▶ RAW DATA
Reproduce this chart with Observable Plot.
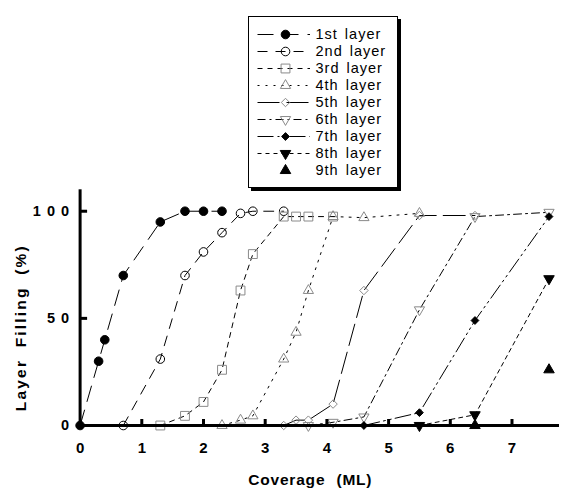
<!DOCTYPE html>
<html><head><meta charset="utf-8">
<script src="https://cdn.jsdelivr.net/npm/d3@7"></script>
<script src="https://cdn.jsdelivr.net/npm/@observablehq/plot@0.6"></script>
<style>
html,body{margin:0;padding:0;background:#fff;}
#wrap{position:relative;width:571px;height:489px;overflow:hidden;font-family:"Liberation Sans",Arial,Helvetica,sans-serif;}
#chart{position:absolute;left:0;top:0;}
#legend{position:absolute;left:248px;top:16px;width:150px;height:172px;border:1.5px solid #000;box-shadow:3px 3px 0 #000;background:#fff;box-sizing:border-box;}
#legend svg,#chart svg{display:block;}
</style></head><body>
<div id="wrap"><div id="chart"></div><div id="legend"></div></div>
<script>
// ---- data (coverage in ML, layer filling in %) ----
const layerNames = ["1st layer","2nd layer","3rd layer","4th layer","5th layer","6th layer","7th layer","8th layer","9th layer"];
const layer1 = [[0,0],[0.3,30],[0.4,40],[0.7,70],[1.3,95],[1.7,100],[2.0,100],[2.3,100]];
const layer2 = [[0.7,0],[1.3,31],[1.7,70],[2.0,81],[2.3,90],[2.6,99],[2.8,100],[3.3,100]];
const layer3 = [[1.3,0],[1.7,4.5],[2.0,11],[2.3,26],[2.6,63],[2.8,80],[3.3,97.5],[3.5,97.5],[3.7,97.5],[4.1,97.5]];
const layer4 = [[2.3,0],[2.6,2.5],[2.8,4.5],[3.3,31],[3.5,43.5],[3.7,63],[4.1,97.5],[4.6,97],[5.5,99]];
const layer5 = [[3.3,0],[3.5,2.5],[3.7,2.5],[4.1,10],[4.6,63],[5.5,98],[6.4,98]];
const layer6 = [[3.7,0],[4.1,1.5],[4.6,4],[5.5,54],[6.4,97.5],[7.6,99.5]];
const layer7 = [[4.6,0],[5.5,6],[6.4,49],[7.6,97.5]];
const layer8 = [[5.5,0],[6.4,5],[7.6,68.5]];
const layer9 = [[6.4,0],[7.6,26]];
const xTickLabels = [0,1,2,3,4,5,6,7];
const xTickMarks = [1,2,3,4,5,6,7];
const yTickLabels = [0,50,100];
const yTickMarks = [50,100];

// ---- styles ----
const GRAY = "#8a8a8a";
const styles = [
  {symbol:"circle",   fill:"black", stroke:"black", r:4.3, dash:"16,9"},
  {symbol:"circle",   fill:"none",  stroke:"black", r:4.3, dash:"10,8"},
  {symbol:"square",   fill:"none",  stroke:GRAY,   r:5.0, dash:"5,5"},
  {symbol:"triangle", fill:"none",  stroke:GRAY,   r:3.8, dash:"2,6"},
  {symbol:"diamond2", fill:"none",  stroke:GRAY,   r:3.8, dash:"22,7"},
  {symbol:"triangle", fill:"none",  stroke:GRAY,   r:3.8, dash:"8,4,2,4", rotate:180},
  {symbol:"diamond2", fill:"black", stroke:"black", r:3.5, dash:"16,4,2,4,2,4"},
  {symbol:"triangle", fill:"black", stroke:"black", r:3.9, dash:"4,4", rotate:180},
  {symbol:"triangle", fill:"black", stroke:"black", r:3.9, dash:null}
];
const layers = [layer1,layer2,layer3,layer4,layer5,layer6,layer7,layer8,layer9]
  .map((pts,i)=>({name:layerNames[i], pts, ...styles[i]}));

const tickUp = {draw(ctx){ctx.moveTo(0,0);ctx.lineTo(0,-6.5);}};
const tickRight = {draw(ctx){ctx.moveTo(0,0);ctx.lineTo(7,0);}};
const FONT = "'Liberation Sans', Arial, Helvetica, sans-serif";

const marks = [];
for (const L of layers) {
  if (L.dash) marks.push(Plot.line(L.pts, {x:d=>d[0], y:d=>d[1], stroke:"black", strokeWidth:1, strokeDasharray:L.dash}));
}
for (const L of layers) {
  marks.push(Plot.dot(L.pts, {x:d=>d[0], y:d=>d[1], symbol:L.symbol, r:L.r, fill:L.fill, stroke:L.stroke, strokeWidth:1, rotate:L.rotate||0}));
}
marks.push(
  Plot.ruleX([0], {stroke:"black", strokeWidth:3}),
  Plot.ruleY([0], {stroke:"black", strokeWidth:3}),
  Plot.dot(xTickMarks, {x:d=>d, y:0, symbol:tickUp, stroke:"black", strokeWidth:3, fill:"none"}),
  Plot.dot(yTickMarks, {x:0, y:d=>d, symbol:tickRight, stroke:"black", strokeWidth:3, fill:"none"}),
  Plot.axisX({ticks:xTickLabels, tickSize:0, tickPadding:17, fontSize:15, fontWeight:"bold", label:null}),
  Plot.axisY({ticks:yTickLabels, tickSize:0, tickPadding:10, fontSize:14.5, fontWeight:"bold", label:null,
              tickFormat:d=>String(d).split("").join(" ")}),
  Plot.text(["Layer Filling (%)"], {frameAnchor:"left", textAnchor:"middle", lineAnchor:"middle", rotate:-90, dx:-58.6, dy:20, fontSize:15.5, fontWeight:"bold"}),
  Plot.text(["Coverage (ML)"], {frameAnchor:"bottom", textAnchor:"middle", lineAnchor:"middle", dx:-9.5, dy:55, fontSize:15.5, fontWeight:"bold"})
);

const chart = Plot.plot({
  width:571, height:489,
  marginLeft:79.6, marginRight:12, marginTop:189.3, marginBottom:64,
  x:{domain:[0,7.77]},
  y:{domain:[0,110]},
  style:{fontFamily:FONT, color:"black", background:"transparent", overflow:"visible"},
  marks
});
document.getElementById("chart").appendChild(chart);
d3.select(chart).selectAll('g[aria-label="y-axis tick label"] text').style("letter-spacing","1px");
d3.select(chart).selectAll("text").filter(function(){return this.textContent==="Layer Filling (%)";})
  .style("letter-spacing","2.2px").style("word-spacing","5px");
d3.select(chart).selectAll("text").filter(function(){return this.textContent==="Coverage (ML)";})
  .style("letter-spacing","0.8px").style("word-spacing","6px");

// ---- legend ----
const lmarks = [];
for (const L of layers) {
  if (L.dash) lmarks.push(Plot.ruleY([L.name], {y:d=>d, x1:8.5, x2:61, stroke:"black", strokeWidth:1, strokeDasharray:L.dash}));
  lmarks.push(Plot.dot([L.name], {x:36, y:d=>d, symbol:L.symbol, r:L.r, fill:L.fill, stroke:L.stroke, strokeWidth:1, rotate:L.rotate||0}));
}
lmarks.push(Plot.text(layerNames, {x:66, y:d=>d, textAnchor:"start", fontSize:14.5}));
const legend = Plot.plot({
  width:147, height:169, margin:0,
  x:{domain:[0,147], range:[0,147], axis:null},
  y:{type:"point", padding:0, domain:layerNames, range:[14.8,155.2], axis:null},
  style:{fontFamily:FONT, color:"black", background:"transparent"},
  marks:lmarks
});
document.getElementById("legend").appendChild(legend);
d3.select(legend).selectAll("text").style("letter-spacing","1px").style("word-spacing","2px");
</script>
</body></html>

▶ WRITTEN INSTRUCTION
Reproduce the material above verbatim; omit every picture.

▶ COMPLETE OUTPUT
Reproduce this chart with Observable Plot.
<!DOCTYPE html>
<html><head><meta charset="utf-8">
<script src="https://cdn.jsdelivr.net/npm/d3@7"></script>
<script src="https://cdn.jsdelivr.net/npm/@observablehq/plot@0.6"></script>
<style>
html,body{margin:0;padding:0;background:#fff;}
#wrap{position:relative;width:571px;height:489px;overflow:hidden;font-family:"Liberation Sans",Arial,Helvetica,sans-serif;}
#chart{position:absolute;left:0;top:0;}
#legend{position:absolute;left:248px;top:16px;width:150px;height:172px;border:1.5px solid #000;box-shadow:3px 3px 0 #000;background:#fff;box-sizing:border-box;}
#legend svg,#chart svg{display:block;}
</style></head><body>
<div id="wrap"><div id="chart"></div><div id="legend"></div></div>
<script>
// ---- data (coverage in ML, layer filling in %) ----
const layerNames = ["1st layer","2nd layer","3rd layer","4th layer","5th layer","6th layer","7th layer","8th layer","9th layer"];
const layer1 = [[0,0],[0.3,30],[0.4,40],[0.7,70],[1.3,95],[1.7,100],[2.0,100],[2.3,100]];
const layer2 = [[0.7,0],[1.3,31],[1.7,70],[2.0,81],[2.3,90],[2.6,99],[2.8,100],[3.3,100]];
const layer3 = [[1.3,0],[1.7,4.5],[2.0,11],[2.3,26],[2.6,63],[2.8,80],[3.3,97.5],[3.5,97.5],[3.7,97.5],[4.1,97.5]];
const layer4 = [[2.3,0],[2.6,2.5],[2.8,4.5],[3.3,31],[3.5,43.5],[3.7,63],[4.1,97.5],[4.6,97],[5.5,99]];
const layer5 = [[3.3,0],[3.5,2.5],[3.7,2.5],[4.1,10],[4.6,63],[5.5,98],[6.4,98]];
const layer6 = [[3.7,0],[4.1,1.5],[4.6,4],[5.5,54],[6.4,97.5],[7.6,99.5]];
const layer7 = [[4.6,0],[5.5,6],[6.4,49],[7.6,97.5]];
const layer8 = [[5.5,0],[6.4,5],[7.6,68.5]];
const layer9 = [[6.4,0],[7.6,26]];
const xTickLabels = [0,1,2,3,4,5,6,7];
const xTickMarks = [1,2,3,4,5,6,7];
const yTickLabels = [0,50,100];
const yTickMarks = [50,100];

// ---- styles ----
const GRAY = "#8a8a8a";
const styles = [
  {symbol:"circle",   fill:"black", stroke:"black", r:4.3, dash:"16,9"},
  {symbol:"circle",   fill:"none",  stroke:"black", r:4.3, dash:"10,8"},
  {symbol:"square",   fill:"none",  stroke:GRAY,   r:5.0, dash:"5,5"},
  {symbol:"triangle", fill:"none",  stroke:GRAY,   r:3.8, dash:"2,6"},
  {symbol:"diamond2", fill:"none",  stroke:GRAY,   r:3.8, dash:"22,7"},
  {symbol:"triangle", fill:"none",  stroke:GRAY,   r:3.8, dash:"8,4,2,4", rotate:180},
  {symbol:"diamond2", fill:"black", stroke:"black", r:3.5, dash:"16,4,2,4,2,4"},
  {symbol:"triangle", fill:"black", stroke:"black", r:3.9, dash:"4,4", rotate:180},
  {symbol:"triangle", fill:"black", stroke:"black", r:3.9, dash:null}
];
const layers = [layer1,layer2,layer3,layer4,layer5,layer6,layer7,layer8,layer9]
  .map((pts,i)=>({name:layerNames[i], pts, ...styles[i]}));

const tickUp = {draw(ctx){ctx.moveTo(0,0);ctx.lineTo(0,-6.5);}};
const tickRight = {draw(ctx){ctx.moveTo(0,0);ctx.lineTo(7,0);}};
const FONT = "'Liberation Sans', Arial, Helvetica, sans-serif";

const marks = [];
for (const L of layers) {
  if (L.dash) marks.push(Plot.line(L.pts, {x:d=>d[0], y:d=>d[1], stroke:"black", strokeWidth:1, strokeDasharray:L.dash}));
}
for (const L of layers) {
  marks.push(Plot.dot(L.pts, {x:d=>d[0], y:d=>d[1], symbol:L.symbol, r:L.r, fill:L.fill, stroke:L.stroke, strokeWidth:1, rotate:L.rotate||0}));
}
marks.push(
  Plot.ruleX([0], {stroke:"black", strokeWidth:3}),
  Plot.ruleY([0], {stroke:"black", strokeWidth:3}),
  Plot.dot(xTickMarks, {x:d=>d, y:0, symbol:tickUp, stroke:"black", strokeWidth:3, fill:"none"}),
  Plot.dot(yTickMarks, {x:0, y:d=>d, symbol:tickRight, stroke:"black", strokeWidth:3, fill:"none"}),
  Plot.axisX({ticks:xTickLabels, tickSize:0, tickPadding:17, fontSize:15, fontWeight:"bold", label:null}),
  Plot.axisY({ticks:yTickLabels, tickSize:0, tickPadding:10, fontSize:14.5, fontWeight:"bold", label:null,
              tickFormat:d=>String(d).split("").join(" ")}),
  Plot.text(["Layer Filling (%)"], {frameAnchor:"left", textAnchor:"middle", lineAnchor:"middle", rotate:-90, dx:-58.6, dy:20, fontSize:15.5, fontWeight:"bold"}),
  Plot.text(["Coverage (ML)"], {frameAnchor:"bottom", textAnchor:"middle", lineAnchor:"middle", dx:-9.5, dy:55, fontSize:15.5, fontWeight:"bold"})
);

const chart = Plot.plot({
  width:571, height:489,
  marginLeft:79.6, marginRight:12, marginTop:189.3, marginBottom:64,
  x:{domain:[0,7.77]},
  y:{domain:[0,110]},
  style:{fontFamily:FONT, color:"black", background:"transparent", overflow:"visible"},
  marks
});
document.getElementById("chart").appendChild(chart);
d3.select(chart).selectAll('g[aria-label="y-axis tick label"] text').style("letter-spacing","1px");
d3.select(chart).selectAll("text").filter(function(){return this.textContent==="Layer Filling (%)";})
  .style("letter-spacing","2.2px").style("word-spacing","5px");
d3.select(chart).selectAll("text").filter(function(){return this.textContent==="Coverage (ML)";})
  .style("letter-spacing","0.8px").style("word-spacing","6px");

// ---- legend ----
const lmarks = [];
for (const L of layers) {
  if (L.dash) lmarks.push(Plot.ruleY([L.name], {y:d=>d, x1:8.5, x2:61, stroke:"black", strokeWidth:1, strokeDasharray:L.dash}));
  lmarks.push(Plot.dot([L.name], {x:36, y:d=>d, symbol:L.symbol, r:L.r, fill:L.fill, stroke:L.stroke, strokeWidth:1, rotate:L.rotate||0}));
}
lmarks.push(Plot.text(layerNames, {x:66, y:d=>d, textAnchor:"start", fontSize:14.5}));
const legend = Plot.plot({
  width:147, height:169, margin:0,
  x:{domain:[0,147], range:[0,147], axis:null},
  y:{type:"point", padding:0, domain:layerNames, range:[14.8,155.2], axis:null},
  style:{fontFamily:FONT, color:"black", background:"transparent"},
  marks:lmarks
});
document.getElementById("legend").appendChild(legend);
d3.select(legend).selectAll("text").style("letter-spacing","1px").style("word-spacing","2px");
</script>
</body></html>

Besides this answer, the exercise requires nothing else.